From a tour of Exhibit’s premises, which are based in the aptly named Innovation House in Dublin’s Sandyford district, it’s clear this is a company that doesn’t hold back in the creative stakes when it comes to developing such branding and signage. The group has built up an impressive client base over the past 20 years, including FMCG players such as Musgrave, Centra, Spar, Tesco, Cuisine de France, Pierre’s and Tim Horton’s, to customers within sectors as diverse as ESB and Supermac’s.
Exhibit also designs the in-store concepts which help stores develop a USP and keep their offerings fresh and innovative.
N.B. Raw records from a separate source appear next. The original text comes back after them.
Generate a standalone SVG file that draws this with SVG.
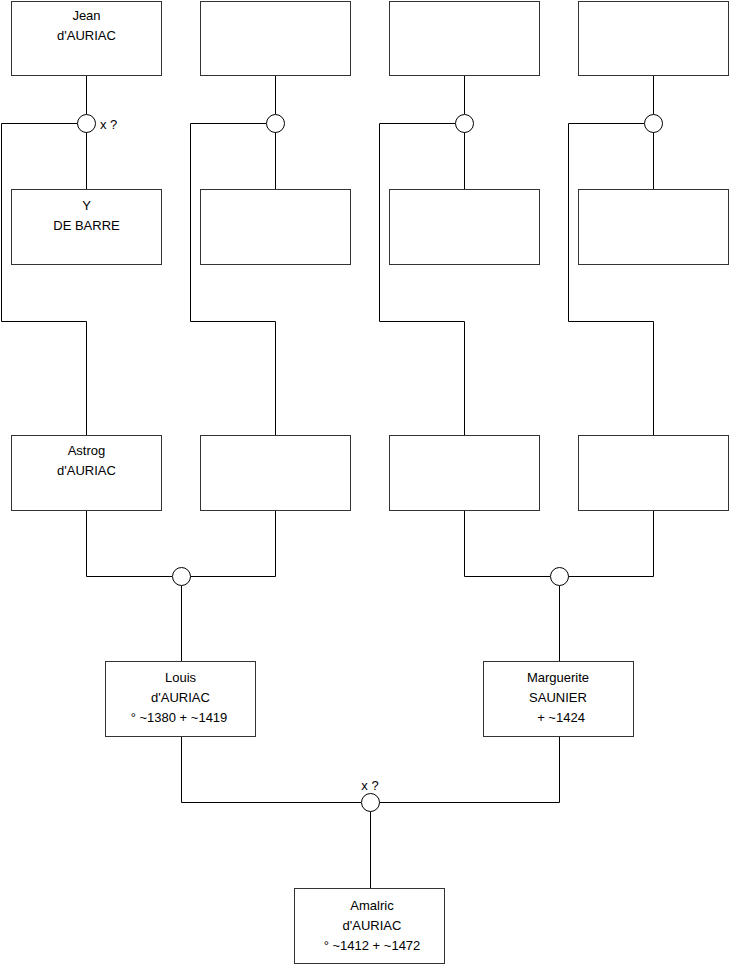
<svg xmlns="http://www.w3.org/2000/svg" width="740" height="975" viewBox="0 0 740 975">
<style>
.box{fill:#fff;stroke:#333;stroke-width:1}
.ln{fill:none;stroke:#000;stroke-width:1}
.c{fill:#fff;stroke:#000;stroke-width:1}
text{font-family:"Liberation Sans",Arial,sans-serif;font-size:13px;fill:#000;text-anchor:middle}
.l{text-anchor:start}
</style>
<rect width="740" height="975" fill="#fff"/>
<g id="connectors">
<path class="ln" d="M86.5 76V114M86.5 132V189M77.5 123.5H1.5V321.5H86.5V435"/>
<path class="ln" d="M275.5 76V114M275.5 132V189M266.5 123.5H190.5V321.5H275.5V435"/>
<path class="ln" d="M464.5 76V114M464.5 132V189M455.5 123.5H379.5V321.5H464.5V435"/>
<path class="ln" d="M653.5 76V114M653.5 132V189M644.5 123.5H568.5V321.5H653.5V435"/>
<path class="ln" d="M86.5 510V576.5H172M190 576.5H275.5V510M181.5 585.5V661"/>
<path class="ln" d="M464.5 510V576.5H550M568 576.5H653.5V510M559.5 585.5V661"/>
<path class="ln" d="M181.5 737V802.5H361M379 802.5H559.5V737M370.5 811.5V888"/>
<circle class="c" cx="86.5" cy="123.5" r="9"/>
<circle class="c" cx="275.5" cy="123.5" r="9"/>
<circle class="c" cx="464.5" cy="123.5" r="9"/>
<circle class="c" cx="653.5" cy="123.5" r="9"/>
<circle class="c" cx="181.5" cy="576.5" r="9"/>
<circle class="c" cx="559.5" cy="576.5" r="9"/>
<circle class="c" cx="370.5" cy="802.5" r="9"/>
<text class="l" x="100" y="128.5">x ?</text>
<text x="370" y="790">x ?</text>
</g>
<g id="jean"><rect class="box" x="11.5" y="1.5" width="150" height="74"/><text x="86.5" y="20">Jean</text><text x="86.5" y="40">d'AURIAC</text></g>
<g id="top2"><rect class="box" x="200.5" y="1.5" width="150" height="74"/></g>
<g id="top3"><rect class="box" x="389.5" y="1.5" width="150" height="74"/></g>
<g id="top4"><rect class="box" x="578.5" y="1.5" width="150" height="74"/></g>
<g id="ydebarre"><rect class="box" x="11.5" y="189.5" width="150" height="75"/><text x="86.5" y="210">Y</text><text x="86.5" y="230">DE BARRE</text></g>
<g id="mid2"><rect class="box" x="200.5" y="189.5" width="150" height="75"/></g>
<g id="mid3"><rect class="box" x="389.5" y="189.5" width="150" height="75"/></g>
<g id="mid4"><rect class="box" x="578.5" y="189.5" width="150" height="75"/></g>
<g id="astrog"><rect class="box" x="11.5" y="435.5" width="150" height="75"/><text x="86.5" y="455">Astrog</text><text x="86.5" y="475">d'AURIAC</text></g>
<g id="r3b2"><rect class="box" x="200.5" y="435.5" width="150" height="75"/></g>
<g id="r3b3"><rect class="box" x="389.5" y="435.5" width="150" height="75"/></g>
<g id="r3b4"><rect class="box" x="578.5" y="435.5" width="150" height="75"/></g>
<g id="louis"><rect class="box" x="105.5" y="661.5" width="150" height="75"/><text x="180.5" y="682">Louis</text><text x="180.5" y="702">d'AURIAC</text><text x="179" y="722">° ~1380 + ~1419</text></g>
<g id="marguerite"><rect class="box" x="483.5" y="661.5" width="150" height="75"/><text x="558" y="682">Marguerite</text><text x="558" y="702">SAUNIER</text><text x="561" y="722">+ ~1424</text></g>
<g id="amalric"><rect class="box" x="294.5" y="888.5" width="150" height="75"/><text x="372" y="910">Amalric</text><text x="372" y="930">d'AURIAC</text><text x="372" y="950">° ~1412 + ~1472</text></g>
</svg>
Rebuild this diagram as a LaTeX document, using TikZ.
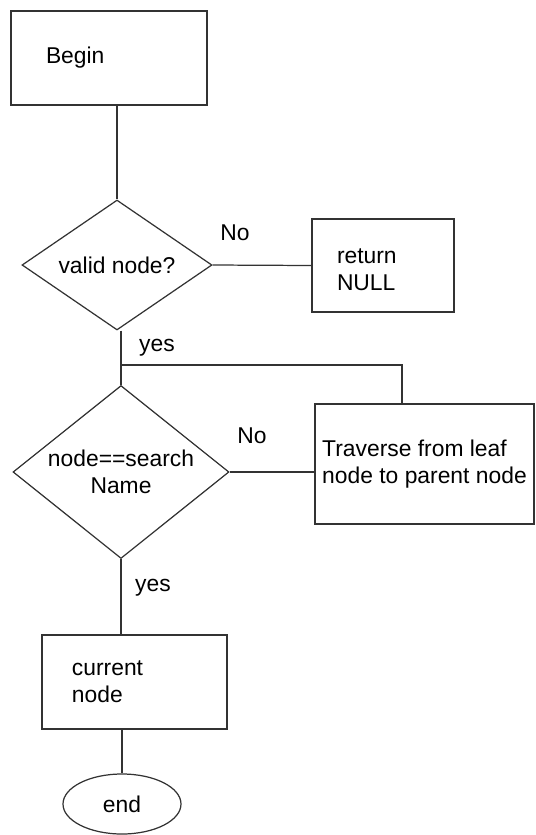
\documentclass[tikz,border=0pt]{standalone}
\usepackage{fontspec}
\setmainfont{Liberation Sans}
\usetikzlibrary{
    shapes.geometric,
    calc,
}

\begin{document}
\begin{tikzpicture}[
        every node/.style={font=\fontsize{13}{15.5}\selectfont},
        line/.style={line width=0.7pt, black!80},
        box/.style={draw, line width=0.7pt, black!80, text=black, rectangle, align=left, inner ysep=0pt},
        decide/.style={draw, line width=0.7pt, black!80, text=black, diamond, inner sep=0pt, align=center},
        lbl/.style={text=black, inner sep=0pt},
    ]
        \useasboundingbox (0, 0) rectangle (10.72, -16.70);
        % boxes
        \node[box, minimum width=3.92cm, minimum height=1.88cm, text width=2.52cm, inner xsep=0.7cm] (begin) at (2.18, -1.16) {Begin};
        \node[decide, minimum width=3.8cm, minimum height=2.6cm, aspect=1.46] (valid) at (2.34, -5.30) {valid node?};
        \node[box, minimum width=2.84cm, minimum height=1.86cm, text width=1.84cm, inner xsep=0.5cm] (ret) at (7.66, -5.31) {\\[-2pt]return\\NULL};
        \node[decide, minimum width=4.32cm, minimum height=3.46cm, aspect=1.25] (check) at (2.42, -9.44) {node==search\\Name};
        \node[box, minimum width=4.38cm, minimum height=2.4cm] (trav) at (8.49, -9.28) {Traverse from leaf\\node to parent node};
        \node[box, minimum width=3.7cm, minimum height=1.88cm, text width=2.5cm, inner xsep=0.6cm] (cur) at (2.69, -13.64) {current\\node};
        \node[draw, ellipse, line width=0.7pt, black!80, text=black, minimum width=2.36cm, minimum height=1.2cm] (stop) at (2.44, -16.08) {end};
        % labels
        \node[lbl] (no1) at (4.70, -4.66) {No};
        \node[lbl] (yes1) at (3.14, -6.96) {yes};
        \node[lbl] (no2) at (5.04, -8.72) {No};
        \node[lbl] (yes2) at (3.06, -11.76) {yes};
        % connectors
        \coordinate (join) at (2.42, -7.30);
        \draw[line] (begin.south -| valid.north) -- (valid.north);
        \draw[line] (valid.east) -- (ret.west);
        \draw[line] (check.north |- valid.south) -- (check.north);
        \draw[line] (join) -| ([xshift=-0.45cm]trav.north);
        \draw[line] (check.east) -- (check.east -| trav.west);
        \draw[line] (check.south) -- (check.south |- cur.north);
        \draw[line] (stop.north |- cur.south) -- (stop.north);
    \end{tikzpicture}
\end{document}
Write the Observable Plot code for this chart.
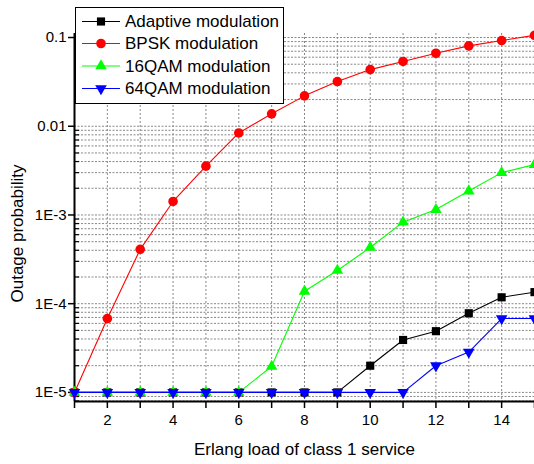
<!DOCTYPE html>
<html><head><meta charset="utf-8">
<script src="https://cdn.jsdelivr.net/npm/d3@7"></script>
<script src="https://cdn.jsdelivr.net/npm/@observablehq/plot@0.6"></script>
<style>
body{margin:0;background:#fff;font-family:"Liberation Sans",Arial,sans-serif;}
#wrap{position:relative;width:534px;height:464px;overflow:hidden;}
#legend{position:absolute;left:0;top:0;}
</style></head><body><div id="wrap"></div>
<script>
// ---- data ----
const loads = [1,2,3,4,5,6,7,8,9,10,11,12,13,14,15];
const seriesNames = ["Adaptive modulation","BPSK modulation","16QAM modulation","64QAM modulation"];
const seriesColors = ["#000000","#ff0000","#00ff00","#0000ff"];
const seriesSymbols = ["square","circle","triangle","triangle"];
const seriesRotate = [0,0,0,180];
const adaptive = [1e-5,1e-5,1e-5,1e-5,1e-5,1e-5,1e-5,1e-5,1e-5,2e-5,3.9e-5,4.9e-5,7.8e-5,1.18e-4,1.35e-4];
const bpsk = [1e-5,6.8e-5,4.1e-4,1.42e-3,3.55e-3,8.4e-3,0.0138,0.022,0.0319,0.0435,0.0537,0.0665,0.0805,0.0925,0.106];
const qam16 = [1e-5,1e-5,1e-5,1e-5,1e-5,1e-5,1.96e-5,1.38e-4,2.37e-4,4.3e-4,8.3e-4,1.15e-3,1.86e-3,3.0e-3,3.7e-3];
const qam64 = [1e-5,1e-5,1e-5,1e-5,1e-5,1e-5,1e-5,1e-5,1e-5,1e-5,1e-5,2e-5,2.85e-5,6.8e-5,6.8e-5];
const xLabelTicks = [2,4,6,8,10,12,14];
const yMajorTicks = [1e-5,1e-4,1e-3,0.01,0.1];
const yMajorLabels = ["1E-5","1E-4","1E-3","0.01","0.1"];
const xTitle = "Erlang load of class 1 service";
const yTitle = "Outage probability";

const allValues = [adaptive,bpsk,qam16,qam64];
const xDomain = [1,15];
const yDomain = [7.9e-6,0.111];

const yMinor = [];
for (let e=-6;e<=-1;e++) for (let m=1;m<=9;m++){const v=m*Math.pow(10,e); if(v>=yDomain[0]&&v<=yDomain[1]) yMinor.push(+v.toPrecision(3));}
const yMinorOnly = yMinor.filter(v=>!yMajorTicks.some(t=>Math.abs(t-v)/t<1e-6));

const font = '"Liberation Sans",Arial,sans-serif';
const symR = s => s==="circle"?4.8:(s==="square"?4.6:4.3);
const seriesMarks = [];
allValues.forEach((vals,i)=>{
  const rows = loads.map((x,j)=>({x, y: vals[j]}));
  seriesMarks.push(Plot.line(rows,{x:"x",y:"y",stroke:seriesColors[i],strokeWidth:1.1}));
  seriesMarks.push(Plot.dot(rows,{x:"x",y:"y",fill:seriesColors[i],stroke:"none",symbol:seriesSymbols[i],r:symR(seriesSymbols[i]),rotate:seriesRotate[i]}));
});

const chart = Plot.plot({
  width:534, height:464,
  marginLeft:74, marginRight:0, marginTop:33, marginBottom:63,
  style:{fontFamily:font, fontSize:"15px", color:"#000", background:"#fff", overflow:"visible"},
  x:{domain:xDomain},
  y:{type:"log", domain:yDomain},
  marks:[
    Plot.gridX(loads,{stroke:"#888",strokeOpacity:1,strokeDasharray:"2,2"}),
    Plot.gridY(yMinor,{stroke:"#888",strokeOpacity:1,strokeDasharray:"2,1.5"}),
    Plot.axisX({ticks:loads,tickFormat:d=>xLabelTicks.includes(d)?String(d):"",tickSize:7,tickPadding:6,strokeWidth:1.5,fontSize:15,label:null}),
    Plot.axisY({ticks:yMajorTicks,tickFormat:(d)=>yMajorLabels[yMajorTicks.indexOf(d)],tickSize:6,tickPadding:2,strokeWidth:1.5,fontSize:15,label:null}),
    Plot.axisY({ticks:yMinorOnly,tickFormat:()=>"",tickSize:5,dx:5,strokeWidth:1.2,label:null}),
    Plot.ruleX([xDomain[0]],{stroke:"#000",strokeWidth:2}),
    Plot.ruleY([yDomain[0]],{stroke:"#000",strokeWidth:2}),
    ...seriesMarks,
    Plot.text([xTitle],{frameAnchor:"bottom",dy:48,text:d=>d,fontSize:17,lineAnchor:"middle",textAnchor:"middle"}),
    Plot.text([yTitle],{frameAnchor:"left",dx:-57,dy:16,rotate:-90,text:d=>d,fontSize:17,lineAnchor:"middle",textAnchor:"middle"})
  ]
});
const wrap = document.getElementById("wrap");
wrap.appendChild(chart);

// legend overlay
const lg = d3.select(wrap).append("svg").attr("id","legend").attr("width",534).attr("height",120);
lg.append("rect").attr("x",75.5).attr("y",7.5).attr("width",208).attr("height",96).attr("fill","#fff").attr("stroke","#000").attr("stroke-width",1);
const rowY = [21.5,43.5,66,88.5];
seriesNames.forEach((name,i)=>{
  const g = lg.append("g");
  g.append("line").attr("x1",82).attr("x2",120).attr("y1",rowY[i]).attr("y2",rowY[i]).attr("stroke",seriesColors[i]).attr("stroke-width",1.1);
  const typ = seriesSymbols[i]==="square"?d3.symbolSquare:(seriesSymbols[i]==="circle"?d3.symbolCircle:d3.symbolTriangle);
  const r = symR(seriesSymbols[i]);
  g.append("path").attr("d",d3.symbol(typ, r*r*Math.PI)()).attr("fill",seriesColors[i])
   .attr("transform",`translate(101,${rowY[i]}) rotate(${seriesRotate[i]})`);
  g.append("text").attr("x",125).attr("y",rowY[i]).attr("dy","0.35em").attr("font-size",17).attr("font-family",font).text(name);
});
</script></body></html>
One particular concept that stood out in ShelfLife’s book was ‘La Crêperie’. A stand-alone unit that enables c-stores to quickly and efficiently produce fresh crepes with a number of fillings in-store, and subsequently cash in on a concept which has been appearing in fashionable cafés and pancake bars across Dublin in particular.

Keeping it fresh

Perusing the group’s artist impressions for the recently opened Applegreen Mount Merrion store in Stillorgan, Dublin, O’Brien has the opportunity to explain more about what he believes makes for a good design. In his view, it’s important to create an atmosphere that fits in with the current zeitgeist for what’s in vogue, such as the retro-isation trend which has seen a certain homeliness and products such as cupcakes flourish. However he adds that it’s crucial in any design to exercise an element of restraint so that otherwise modern, fresh design doesn’t slip over into ‘twee’ territory.

This thinking has created success for Applegreen’s Mount Merrion store because it’s  now a space consumers actively want to spend time in.  The words of American creator of the Dilbert comic strip, Scott Adams, seem fitting in this instance. “Creativity is allowing yourself to make mistakes. Design is knowing which ones to keep.”